La Rangwanasha ha dimostrato di possedere questo tipo di vocalità mettendo in evidenza una voce scura che esaltava i contenuti drammatici propri di questa parte come ha dimostrato durante tutta l’esecuzione della quale ricordiamo l’efficace Libera me finale. La parte del mezzosoprano, scritta anche questa per una delle favorite di Verdi, Maria Waldmann, cantante nota anche per la voce scura il cui colore bronzeo si orientava verso il contralto, per la quale modellò il Liber scriptus, brano dal carattere appassionato che si fonde con il mormorio sommesso del coro. Il ruolo qui a Santa Cecilia è stato affidato al mezzosoprano lettone Elina Garança, cantante di ottime qualità vocali, dimostrate anche in questa occasione, ma che non possiede quella voce scura a nostro avviso necessaria per eccellere nel ruolo.
La parte del basso è stata sostenuta dal georgiano Giorgi Manoshvili, basso in possesso di una voce fluente ma che si rivolge più verso il baritono e, quindi, rende la sua prestazione priva del necessario colore togliendo fascino alla sua prova. Infine il tenore. Per l’occasione il ruolo è stato affidato al sudcoreano SeokJong Baek, cantante molto affermato a livello internazionale che evidenzia una linea vocale del tutto valida per il tipo di voce che, però, ha dimostrato di essere poco adatta a questa parte. Ha trovato qualche difficoltà di emissione in due momenti topici del Requiem verdiano come nell’Offertorio (Hostias) e nell’Ingemisco al quale mancava il dovuto afflato lirico. Comunque una prova volenterosa per un cantante che con l’accrescere dell’esperienza esecutiva può senz’altro migliorare soprattutto dal punto di vista prettamente espressivo.

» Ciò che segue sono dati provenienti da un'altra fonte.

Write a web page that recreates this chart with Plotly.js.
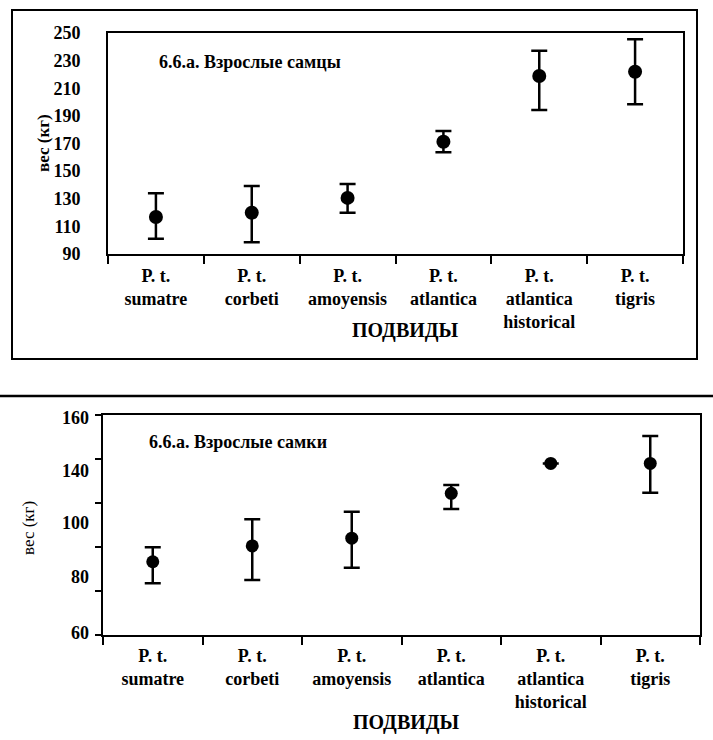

Il concerto è stato salutato al termine (recita del 4 febbraio) da vere e proprie ovazioni da parte del pubblico convenuto in massa presso la Sala Santa Cecilia costringendo gli organizzatori a mettere in vendita in via eccezionale le poltrone disponibili del retropalco. Quindi, un pubblico delle grandi occasioni come, sempre più raramente, ci capita di vedere. Tutti applauditi gli interpreti ma, in special modo Antonio Pappano, al quale è stata dedicata l’ovazione più fragorosa testimonianza del particolare rapporto di stima con il pubblico romano che ad ogni suo ritorno rinnova il suo gradimento verso un musicista che ha lasciato qui a Roma un ottimo e indelebile ricordo per la sua attività alla quale si guarda sempre con un po’ di nostalgia e rimpianto.